Shedding the Heritage Baggage

Wool flannel once split into two camps that refused to share the same closet. One side carried mid-century grey suiting and boardroom sobriety. The other dragged 1990s grunge and thrift-store workwear into the frame.

That split kept the cloth out of rooms where designers chased new silhouettes. Avant-garde and streetwear circles treated it as period costume rather than workable material.

Between 2020 and 2025 the fabric slipped those old associations. Relaxed tailoring and texture-led pieces pulled it forward as a structural choice instead of a nostalgic one. The plain or muted version now carries tailoring weight; the cotton plaid version still reads as casual shorthand.

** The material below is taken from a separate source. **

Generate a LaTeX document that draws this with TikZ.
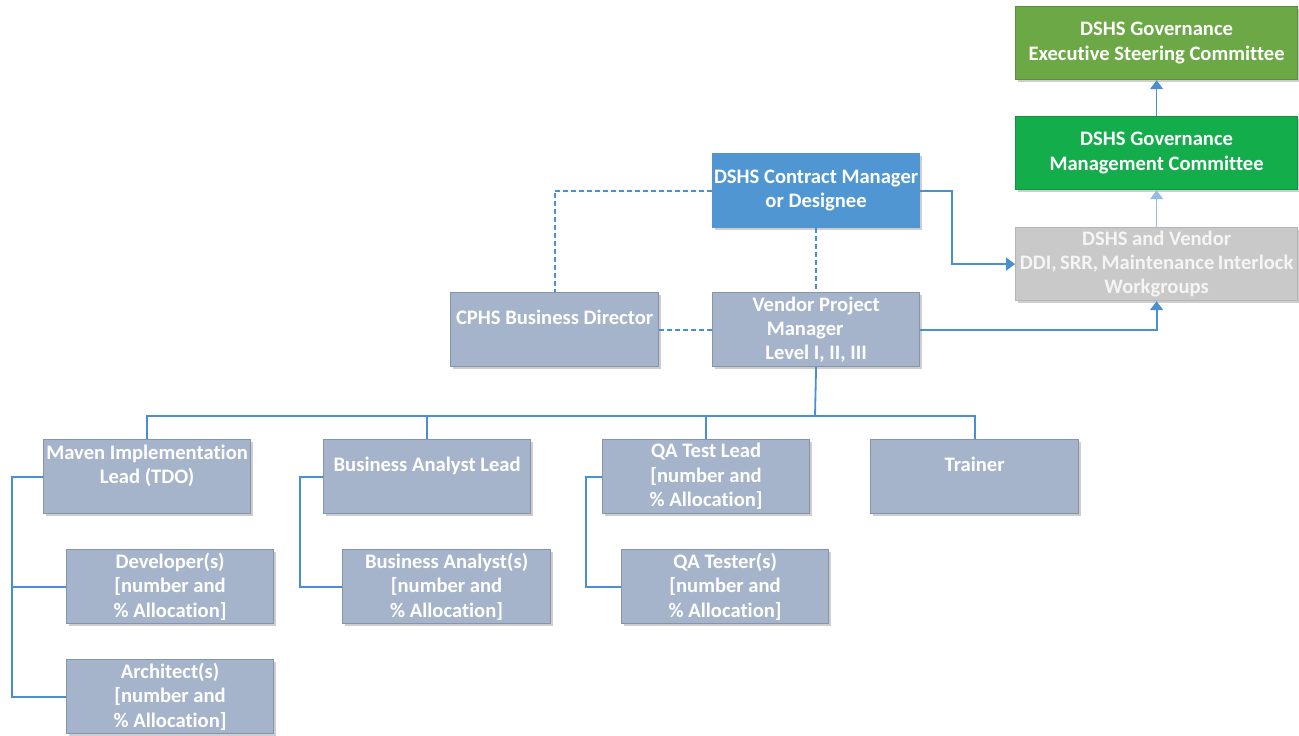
\documentclass[tikz,border=0pt]{standalone}
\usepackage{fontspec}
\setmainfont{Carlito}[Ligatures=NoCommon]
\usetikzlibrary{arrows.meta,shadows}
\definecolor{linkblue}{HTML}{4A90D0}
\definecolor{roleblue}{HTML}{A5B4CB}
\definecolor{roleedge}{HTML}{8395AD}
\definecolor{dshsblue}{HTML}{5096D2}
\definecolor{escgreen}{HTML}{6CA846}
\definecolor{mcgreen}{HTML}{13AD4C}
\definecolor{wggray}{HTML}{C9C9C9}
\tikzset{
  x=1pt, y=-1pt,
  orgbox/.style={draw=roleedge, line width=1.2pt, fill=roleblue, text=white,
    anchor=north west, minimum width=207pt, minimum height=74pt,
    inner sep=0pt, align=center,
    font=\fontsize{20.6}{24.4}\selectfont\bfseries,
    drop shadow={shadow xshift=2.5pt, shadow yshift=-2.5pt, opacity=0.35, fill=black!55}},
  govbox/.style={orgbox, minimum width=282pt, minimum height=73pt},
  link/.style={draw=linkblue, line width=1.8pt},
  dotlink/.style={draw=linkblue, line width=1.8pt, dash pattern=on 5pt off 3pt},
  tip/.style={-{Triangle[width=13pt,length=9pt]}}
}
\newcommand{\alloc}{\\{}[number and\\\% Allocation]}
\begin{document}
\begin{tikzpicture}
\useasboundingbox (0,0) rectangle (1299,736);

% governance
\node[govbox, fill=escgreen, draw=escgreen!85!black] (esc) at (1015,6) {DSHS Governance\\Executive Steering Committee};
\node[govbox, fill=mcgreen, draw=mcgreen!85!black] (mc) at (1015,116) {DSHS Governance\\Management Committee};
\node[govbox, fill=wggray, draw=wggray!90!black, text=white!92!gray] (wg) at (1015,227) {DSHS and Vendor\\DDI,\,SRR,\,Maintenance\,Interlock\\Workgroups};

% management
\node[orgbox, fill=dshsblue, draw=dshsblue!85!gray] (cm) at (712,153) {DSHS Contract Manager\\or Designee};
\node[orgbox, minimum width=208pt] (cphs) at (450,292) {CPHS Business Director\\\mbox{}};
\node[orgbox] (vpm) at (712,292) {Vendor Project\\Manager\kern22pt\mbox{}\\Level I, II, III};

% leads
\node[orgbox] (maven) at (43,439) {Maven Implementation\\Lead (TDO)\\\mbox{}};
\node[orgbox] (bal) at (323,439) {Business Analyst Lead\\\mbox{}};
\node[orgbox] (qal) at (602,439) {QA Test Lead\alloc};
\node[orgbox, minimum width=208pt] (trn) at (870,439) {Trainer\\\mbox{}};

% staff
\node[orgbox] (dev) at (66,549) {Developer(s)\alloc};
\node[orgbox, minimum width=208pt] (bas) at (342,549) {Business Analyst(s)\alloc};
\node[orgbox] (qat) at (621,549) {QA Tester(s)\alloc};
\node[orgbox] (arch) at (66,659) {Architect(s)\alloc};

% dotted-line relationships
\draw[dotlink] (cm.west) -| (cphs.north);
\draw[dotlink] (cm.south) -- (vpm.north);
\draw[dotlink] (cphs.east) -- (vpm.west);

% reporting to governance
\draw[link, tip] (cm.east) -- ++(32,0) |- (wg.west);
\draw[link, tip] (vpm.east) -| (wg.south);
\draw[draw=linkblue!60, line width=0.8pt, tip] (wg.north) -- (mc.south);
\draw[draw=linkblue, line width=1.2pt, tip] (mc.north) -- (esc.south);

% team tree
\coordinate (bus) at (815,416);
\draw[link] (vpm.south) -- (bus);
\draw[link] (bus) -| (maven.north);
\draw[link] (bus) -| (bal.north);
\draw[link] (bus) -| (qal.north);
\draw[link] (bus) -| (trn.north);

\draw[link] (maven.west) -- ++(-31,0) |- (dev.west);
\draw[link] (maven.west) -- ++(-31,0) |- (arch.west);
\draw[link] (bal.west) -- ++(-23,0) |- (bas.west);
\draw[link] (qal.west) -- ++(-16,0) |- (qat.west);
\end{tikzpicture}
\end{document}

Streetwear's Textural Shift

Underground crews and contemporary brands moved wool flannel into streetwear through the overshirt first. From there it reached wide-leg trousers and unstructured jackets. The sequence matters because each step tested how much body the cloth could hold without collapsing into costume.

Flannel Overshirt

Heavy overshirts work when cut with dropped shoulders and a boxy body long enough to cover the belt line. Wide-leg trousers need a clean break so the nap stays intentional rather than crushed. Unstructured jackets gain from cloth that holds lapel and pocket shape without heavy canvas.

The shift away from graphic-heavy looks found its vehicle in this fabric. Texture replaced print as the signal of maturity.

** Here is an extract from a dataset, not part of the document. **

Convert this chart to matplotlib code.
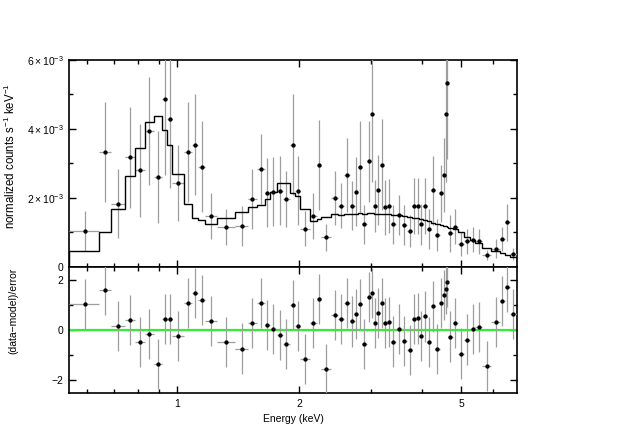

The Argument Against Technical Synthetics

Techwear voices still call wool flannel too heavy and high-maintenance. They point to drying speed and water resistance as decisive advantages for synthetics.

Pure wool avoids petroleum microplastics during wash and wear. It refreshes through airing and brushing more often than laundering, which protects the nap. Spot cleaning after use, brushing for lint, and occasional dry cleaning form the practical rhythm.

The tactile depth and natural aging stay out of reach for nylon or polyester. natural thermoregulation and breathability give wool an edge that synthetics imitate but rarely match in daily wear. In sustained rain or heavy abrasion a synthetic shell still wins on speed, yet that remains a narrow slice of use.

Mastering Drape and Silhouette

From the cutter’s view flannel is directional and dense. The brushed nap and tight weave let a garment follow gravity without folding into sharp creases. Light absorption from the matte surface adds depth to single-color outfits.

Twelve-ounce cloth suits trousers and softer tailoring where movement counts. Eighteen-ounce pushes into outerwear and gives overshirts architectural presence. Nap direction must stay consistent across panels or side light reveals mismatches.

Dense flannel softens patch pockets and wide hems so they read quieter than the same details cut in gabardine or technical nylon.

Integrating Flannel into the Modern Wardrobe

Modern use starts with proportion. A heavy overshirt should fit over a hoodie or mid-gauge knit without strain across the chest. Boxy, relaxed cuts keep the fabric from reading as heritage cosplay.

Modern Pairing

Pair the cloth with nylon cargos, washed black denim, or lugged contemporary footwear. Charcoal or black versions add visual weight to monochrome layers because the matte surface breaks flatness. The same eighteen-ounce cloth that sculpts an overshirt can feel stiff in pleated trousers, so weight selection follows the garment’s job.